-------- Supplied material --------
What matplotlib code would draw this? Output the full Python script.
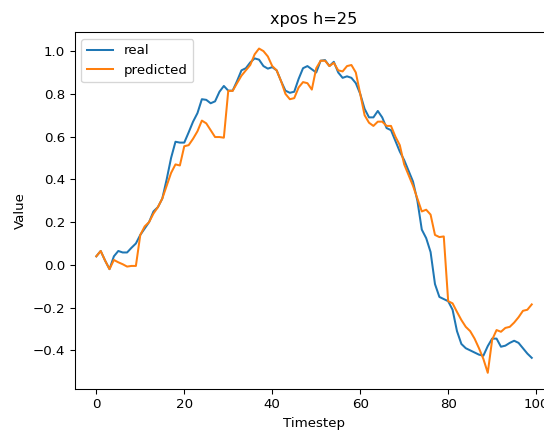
import numpy as np
import matplotlib
matplotlib.use("Agg")
import matplotlib.pyplot as plt

# values, one per timestep 0..99
real = [0.04, 0.065, 0.02, -0.02, 0.04, 0.065, 0.058, 0.058, 0.08, 0.10,
        0.14, 0.17, 0.20, 0.25, 0.27, 0.31, 0.40, 0.50, 0.576, 0.572,
        0.572, 0.62, 0.67, 0.71, 0.775, 0.772, 0.756, 0.765, 0.81, 0.837,
        0.815, 0.815, 0.86, 0.91, 0.92, 0.947, 0.966, 0.96, 0.93, 0.918,
        0.925, 0.91, 0.86, 0.815, 0.805, 0.81, 0.87, 0.92, 0.93, 0.915,
        0.90, 0.955, 0.958, 0.93, 0.95, 0.90, 0.875, 0.882, 0.875, 0.85,
        0.80, 0.73, 0.69, 0.69, 0.72, 0.69, 0.64, 0.63, 0.58, 0.53,
        0.49, 0.44, 0.39, 0.30, 0.165, 0.125, 0.06, -0.09, -0.15, -0.16,
        -0.17, -0.21, -0.31, -0.37, -0.39, -0.40, -0.41, -0.42, -0.425, -0.38,
        -0.345, -0.345, -0.383, -0.378, -0.365, -0.355, -0.365, -0.39, -0.415, -0.435]

predicted = [0.04, 0.065, 0.02, -0.02, 0.023, 0.012, 0.003, -0.008, -0.005, -0.005,
             0.14, 0.18, 0.20, 0.24, 0.27, 0.31, 0.37, 0.43, 0.47, 0.465,
             0.555, 0.56, 0.59, 0.625, 0.675, 0.662, 0.63, 0.598, 0.598, 0.595,
             0.814, 0.814, 0.85, 0.885, 0.91, 0.935, 0.985, 1.012, 1.00, 0.975,
             0.93, 0.91, 0.86, 0.80, 0.775, 0.78, 0.83, 0.855, 0.85, 0.82,
             0.92, 0.955, 0.955, 0.93, 0.945, 0.91, 0.905, 0.93, 0.935, 0.90,
             0.80, 0.70, 0.665, 0.65, 0.67, 0.67, 0.65, 0.65, 0.60, 0.56,
             0.47, 0.42, 0.37, 0.31, 0.25, 0.258, 0.235, 0.14, 0.13, 0.133,
             -0.17, -0.18, -0.22, -0.258, -0.29, -0.31, -0.345, -0.39, -0.44, -0.505,
             -0.35, -0.305, -0.313, -0.295, -0.29, -0.27, -0.245, -0.215, -0.21, -0.185]

timesteps = np.arange(len(real))

dpi = 96.6
fig = plt.figure(figsize=(544 / dpi, 430 / dpi), dpi=dpi)
# axes run past the right edge, as in the (cropped) reference
ax = fig.add_axes([0.137, 0.0953, 0.8805, 0.8295])
ax.plot(timesteps, real, label="real")
ax.plot(timesteps, predicted, label="predicted")
ax.set_title("xpos h=25")
ax.set_xlabel("Timestep")
ax.set_ylabel("Value")
ax.legend(loc="upper left")

fig.savefig("out.png", dpi=dpi)
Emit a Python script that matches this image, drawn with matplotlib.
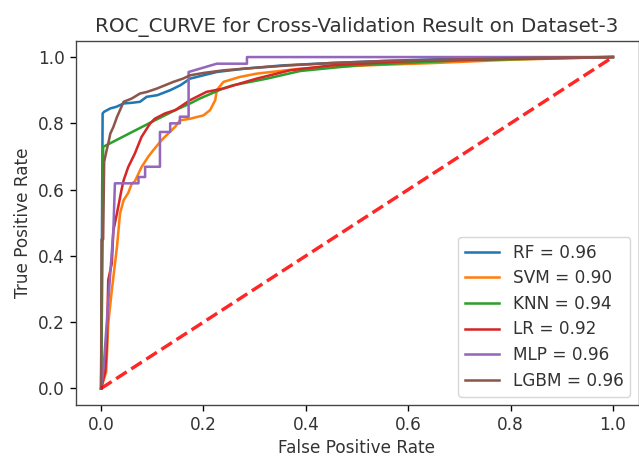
import matplotlib
matplotlib.use("Agg")
import matplotlib.pyplot as plt

# ---- data ----
labels = ["RF = 0.96", "SVM = 0.90", "KNN = 0.94", "LR = 0.92", "MLP = 0.96", "LGBM = 0.96"]

fpr_rf = [0, 0.003, 0.006, 0.012, 0.018, 0.03, 0.044, 0.06, 0.076, 0.089, 0.11, 0.135,
          0.155, 0.174, 0.2, 0.226, 0.28, 0.356, 0.45, 0.55, 0.65, 0.8, 1.0]
tpr_rf = [0, 0.83, 0.835, 0.84, 0.845, 0.85, 0.86, 0.862, 0.865, 0.88, 0.885, 0.90,
          0.915, 0.935, 0.945, 0.955, 0.965, 0.975, 0.982, 0.988, 0.993, 0.997, 1.0]

fpr_svm = [0, 0.01, 0.014, 0.021, 0.031, 0.037, 0.044, 0.053, 0.06, 0.066, 0.079, 0.092,
           0.102, 0.118, 0.135, 0.145, 0.154, 0.174, 0.2, 0.213, 0.223, 0.226, 0.239,
           0.271, 0.304, 0.389, 0.519, 0.649, 0.8, 1.0]
tpr_svm = [0, 0.05, 0.196, 0.297, 0.427, 0.528, 0.568, 0.59, 0.618, 0.625, 0.668, 0.699,
           0.719, 0.749, 0.775, 0.79, 0.809, 0.814, 0.824, 0.84, 0.87, 0.90, 0.925,
           0.94, 0.95, 0.965, 0.975, 0.982, 0.992, 1.0]

fpr_knn = [0, 0.003, 0.004, 0.105, 0.145, 0.174, 0.193, 0.238, 0.258, 0.324, 0.389, 0.5, 0.7, 1.0]
tpr_knn = [0, 0.45, 0.729, 0.809, 0.84, 0.86, 0.875, 0.905, 0.915, 0.935, 0.958, 0.975, 0.99, 1.0]

fpr_lr = [0, 0.008, 0.011, 0.014, 0.021, 0.024, 0.031, 0.035, 0.04, 0.044, 0.053, 0.066,
          0.079, 0.096, 0.105, 0.125, 0.145, 0.174, 0.206, 0.239, 0.271, 0.304, 0.369,
          0.45, 0.6, 0.8, 0.95, 1.0]
tpr_lr = [0, 0.05, 0.125, 0.327, 0.378, 0.477, 0.528, 0.56, 0.6, 0.628, 0.668, 0.709,
          0.759, 0.80, 0.814, 0.83, 0.84, 0.87, 0.895, 0.905, 0.92, 0.935, 0.96,
          0.975, 0.988, 0.995, 0.999, 1.0]

fpr_mlp = [0, 0.005, 0.017, 0.024, 0.027, 0.073, 0.073, 0.086, 0.086, 0.115, 0.115, 0.135,
           0.135, 0.154, 0.154, 0.171, 0.171, 0.226, 0.285, 0.285, 1.0]
tpr_mlp = [0, 0.065, 0.327, 0.477, 0.619, 0.619, 0.638, 0.638, 0.669, 0.669, 0.774, 0.774,
           0.80, 0.80, 0.82, 0.82, 0.955, 0.98, 0.98, 1.0, 1.0]

fpr_lgbm = [0, 0.001, 0.004, 0.006, 0.011, 0.014, 0.018, 0.024, 0.031, 0.037, 0.044, 0.06,
            0.076, 0.09, 0.109, 0.125, 0.141, 0.16, 0.174, 0.2, 0.239, 0.304, 0.369,
            0.45, 0.55, 0.7, 0.85, 1.0]
tpr_lgbm = [0, 0.45, 0.45, 0.684, 0.72, 0.739, 0.769, 0.789, 0.819, 0.84, 0.865, 0.875,
            0.89, 0.895, 0.905, 0.915, 0.925, 0.935, 0.945, 0.952, 0.96, 0.968, 0.975,
            0.982, 0.988, 0.993, 0.998, 1.0]

diag = [0, 1]

series = [(fpr_rf, tpr_rf), (fpr_svm, tpr_svm), (fpr_knn, tpr_knn),
          (fpr_lr, tpr_lr), (fpr_mlp, tpr_mlp), (fpr_lgbm, tpr_lgbm)]

# ---- style ----
S = 1.22
plt.rcParams.update({
    "font.family": "DejaVu Sans",
    "font.size": 10 * S,
    "axes.linewidth": 0.8 * S,
    "axes.edgecolor": "#444444",
    "xtick.major.width": 0.8 * S,
    "ytick.major.width": 0.8 * S,
    "xtick.major.size": 3.5 * S,
    "ytick.major.size": 3.5 * S,
    "text.color": "#333333",
    "axes.labelcolor": "#333333",
    "xtick.labelcolor": "#333333",
    "ytick.labelcolor": "#333333",
})

fig = plt.figure(figsize=(6.39, 4.57), dpi=100)
ax = fig.add_axes([75.5 / 639, 52 / 457, 563 / 639, 364.5 / 457])

for (f, t), lab in zip(series, labels):
    ax.plot(f, t, lw=1.5 * S, label=lab)
ax.plot(diag, diag, "r--", lw=2 * S, alpha=0.85)

ax.set_title("ROC_CURVE for Cross-Validation Result on Dataset-3", fontsize=14.3)
ax.set_xlabel("False Positive Rate")
ax.set_ylabel("True Positive Rate")
ax.legend(loc="lower right", labelspacing=0.45)

fig.savefig("out.png", dpi=100)
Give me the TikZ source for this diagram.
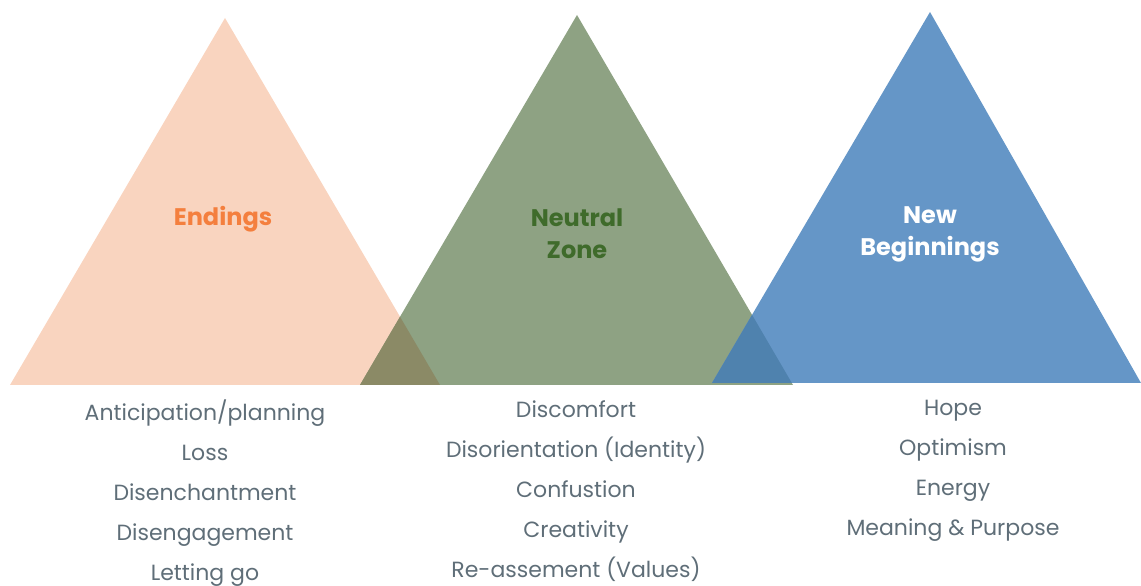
\documentclass[tikz,border=0pt]{standalone}
\usepackage{fontspec}
\setmainfont{Poppins}
\definecolor{peach}{HTML}{F9D4BF}
\definecolor{sage}{HTML}{8EA283}
\definecolor{steel}{HTML}{6596C7}
\definecolor{olive}{HTML}{8B8A66}
\definecolor{deepblue}{HTML}{4F82AE}
\definecolor{endorange}{HTML}{F47F3E}
\definecolor{zonegreen}{HTML}{3F6B2B}
\definecolor{listgray}{HTML}{5F6E78}
\tikzset{
  title/.style={font=\fontsize{24}{32}\selectfont\bfseries, align=center, inner sep=0pt},
  items/.style={font=\fontsize{22}{40}\selectfont, text=listgray, align=center, anchor=north, inner sep=0pt}
}
\begin{document}
\begin{tikzpicture}[x=1pt,y=1pt]
            \useasboundingbox (0,0) rectangle (1141,586);
            % corners of the three triangles
            \coordinate (eL) at (10,201);
            \coordinate (eT) at (225,568);
            \coordinate (eR) at (440,201);
            \coordinate (nL) at (360,201);
            \coordinate (nT) at (577,571);
            \coordinate (nR) at (793,201);
            \coordinate (bL) at (712,203);
            \coordinate (bT) at (930,574);
            \coordinate (bR) at (1141,203);

            \fill[peach] (eL) -- (eT) -- (eR) -- cycle;
            \fill[sage] (nL) -- (nT) -- (nR) -- cycle;
            \fill[steel] (bL) -- (bT) -- (bR) -- cycle;

            % the overlaps are darker
            \begin{scope}
                \clip (eL) -- (eT) -- (eR) -- cycle;
                \fill[olive] (nL) -- (nT) -- (nR) -- cycle;
            \end{scope}
            \begin{scope}
                \clip (nL) -- (nT) -- (nR) -- cycle;
                \fill[deepblue] (bL) -- (bT) -- (bR) -- cycle;
            \end{scope}

            \node[title, text=endorange] (endings) at (223,367) {Endings};
            \node[title, text=zonegreen] (neutral) at (577,352) {Neutral\\Zone};
            \node[title, text=white] (newbeg) at (930,352) {New\\Beginnings};

            \node[items] (endlist) at (205,186) {Anticipation/planning\\Loss\\Disenchantment\\Disengagement\\Letting go};
            \node[items] (neutlist) at (576,186) {Discomfort\\Disorientation (Identity)\\Confustion\\Creativity\\Re-assement (Values)};
            \node[items] (newlist) at (953,186) {Hope\\Optimism\\Energy\\Meaning \& Purpose};
\end{tikzpicture}
\end{document}
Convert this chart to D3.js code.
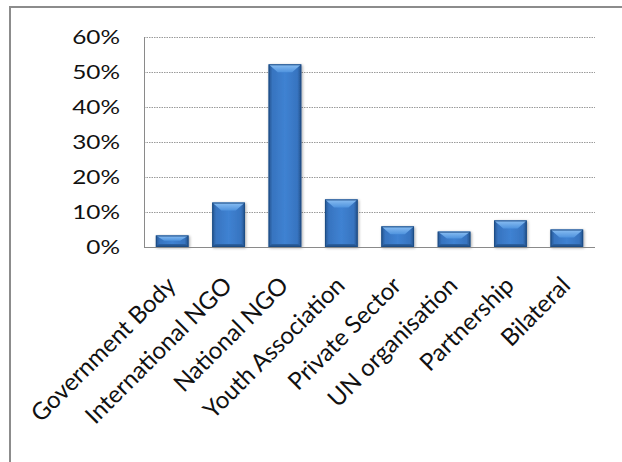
<!DOCTYPE html>
<html>
<head>
<meta charset="utf-8">
<script src="https://cdn.jsdelivr.net/npm/d3@7"></script>
<style>
  html, body { margin: 0; padding: 0; background: #fff; }
  svg { display: block; }
  text { font-family: Lato, "Open Sans", "Liberation Sans", sans-serif; fill: #111; }
</style>
</head>
<body>
<svg id="chart" width="622" height="462"></svg>
<script>
// Share of projects by type of implementing organisation
const categories = ["Government Body", "International NGO", "National NGO", "Youth Association",
                    "Private Sector", "UN organisation", "Partnership", "Bilateral"];
const shares = [0.033, 0.127, 0.522, 0.136, 0.059, 0.044, 0.076, 0.050];
const yTicks = [0, 0.1, 0.2, 0.3, 0.4, 0.5, 0.6];

const svg = d3.select("#chart");
const W = 622, H = 462;
const plot = { left: 144, right: 595, top: 37, bottom: 247 };
const tickStretch = 1.22; // percentage labels are set wide

// outer chart frame (top and left edges show inside the window)
svg.append("rect")
  .attr("x", 10).attr("y", 7).attr("width", W + 20).attr("height", H + 20)
  .attr("fill", "#fff").attr("stroke", "#8c8c8c").attr("stroke-width", 2);

const x = d3.scaleBand().domain(categories).range([plot.left, plot.right]).paddingInner(0.42).paddingOuter(0.21);
const y = d3.scaleLinear().domain([0, 0.6]).range([plot.bottom, plot.top]);

// gradients for the bevelled bars
const defs = svg.append("defs");
const side = defs.append("linearGradient").attr("id", "barSide").attr("x1", 0).attr("x2", 1).attr("y1", 0).attr("y2", 0);
[["0%", "#25558f"], ["12%", "#3774c0"], ["50%", "#3f82d2"], ["88%", "#3774c0"], ["100%", "#24528a"]]
  .forEach(([o, c]) => side.append("stop").attr("offset", o).attr("stop-color", c));
const topG = defs.append("linearGradient").attr("id", "barTop").attr("x1", 0).attr("x2", 0).attr("y1", 0).attr("y2", 1);
[["0%", "#8cc0f3"], ["100%", "#4f93de"]]
  .forEach(([o, c]) => topG.append("stop").attr("offset", o).attr("stop-color", c));
const botG = defs.append("linearGradient").attr("id", "barBot").attr("x1", 0).attr("x2", 0).attr("y1", 0).attr("y2", 1);
[["0%", "#2c62a4"], ["100%", "#1f4a7e"]]
  .forEach(([o, c]) => botG.append("stop").attr("offset", o).attr("stop-color", c));
const shadow = defs.append("filter").attr("id", "shadow").attr("x", "-20%").attr("y", "-20%").attr("width", "140%").attr("height", "140%");
shadow.append("feGaussianBlur").attr("in", "SourceAlpha").attr("stdDeviation", 1.6);
shadow.append("feOffset").attr("dx", 1).attr("dy", 1).attr("result", "b");
shadow.append("feComponentTransfer").append("feFuncA").attr("type", "linear").attr("slope", 0.35);
const merge = shadow.append("feMerge");
merge.append("feMergeNode");
merge.append("feMergeNode").attr("in", "SourceGraphic");

// dotted gridlines
svg.append("g").selectAll("line")
  .data(yTicks.filter(d => d > 0))
  .join("line")
  .attr("x1", plot.left).attr("x2", plot.right)
  .attr("y1", d => Math.round(y(d)) + 0.5).attr("y2", d => Math.round(y(d)) + 0.5)
  .attr("stroke", "#9a9a9a").attr("stroke-width", 1).attr("stroke-dasharray", "1.5,1");

// y axis labels
const yAxis = svg.append("g").attr("transform", `translate(${plot.left},0)`)
  .call(d3.axisLeft(y).tickValues(yTicks).tickFormat(d3.format(".0%")).tickSize(0));
yAxis.select(".domain").remove();
yAxis.selectAll("text")
  .style("font-size", "20px")
  .attr("x", 0)
  .attr("transform", `translate(-24,0) scale(${tickStretch},1)`);

// bars
const bars = svg.append("g").selectAll("g.bar").data(categories.map((c, i) => ({ c, v: shares[i] })))
  .join("g").attr("class", "bar").attr("filter", "url(#shadow)");
bars.each(function (d) {
  const g = d3.select(this);
  const x0 = x(d.c), w = x.bandwidth(), x1 = x0 + w;
  const yt = y(d.v), yb = y(0);
  const h = yb - yt;
  const bev = Math.min(8, h / 2.2);
  const inset = Math.min(w * 0.28, bev * 1.6);
  g.append("rect").attr("x", x0).attr("y", yt).attr("width", w).attr("height", h).attr("fill", "url(#barSide)");
  g.append("path")
    .attr("d", `M${x0},${yt}L${x1},${yt}L${x1 - inset},${yt + bev}L${x0 + inset},${yt + bev}Z`)
    .attr("fill", "url(#barTop)");
  const bb = Math.min(3, h / 4);
  g.append("path")
    .attr("d", `M${x0},${yb}L${x1},${yb}L${x1 - bb},${yb - bb}L${x0 + bb},${yb - bb}Z`)
    .attr("fill", "url(#barBot)");
  g.append("rect").attr("x", x0 + 0.5).attr("y", yt + 0.5).attr("width", w - 1).attr("height", h - 1)
    .attr("fill", "none").attr("stroke", "#1e4d86").attr("stroke-width", 1);
});

// axis lines
svg.append("line").attr("x1", plot.left + 0.5).attr("x2", plot.left + 0.5).attr("y1", plot.top).attr("y2", plot.bottom)
  .attr("stroke", "#8a8a8a").attr("stroke-width", 1);
svg.append("line").attr("x1", plot.left).attr("x2", plot.right).attr("y1", plot.bottom + 0.5).attr("y2", plot.bottom + 0.5)
  .attr("stroke", "#8a8a8a").attr("stroke-width", 1);

// rotated category labels
const xAxis = svg.append("g").attr("transform", `translate(0,${plot.bottom})`)
  .call(d3.axisBottom(x).tickSize(0).tickPadding(0));
xAxis.select(".domain").remove();
xAxis.selectAll("text")
  .style("font-size", "24px")
  .attr("text-anchor", "end")
  .attr("y", 0)
  .attr("dy", 0)
  .attr("transform", "translate(5,40) rotate(-45)");
</script>
</body>
</html>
--------
--- Objective ---
Scan the material and collect every line that contains "this".

--- Reply ---
What matplotlib code would draw this? Output the full Python script.
Emit a Python script that matches this image, drawn with matplotlib.
Give me the TikZ source for this diagram.
Convert this chart to D3.js code.
  const g = d3.select(this);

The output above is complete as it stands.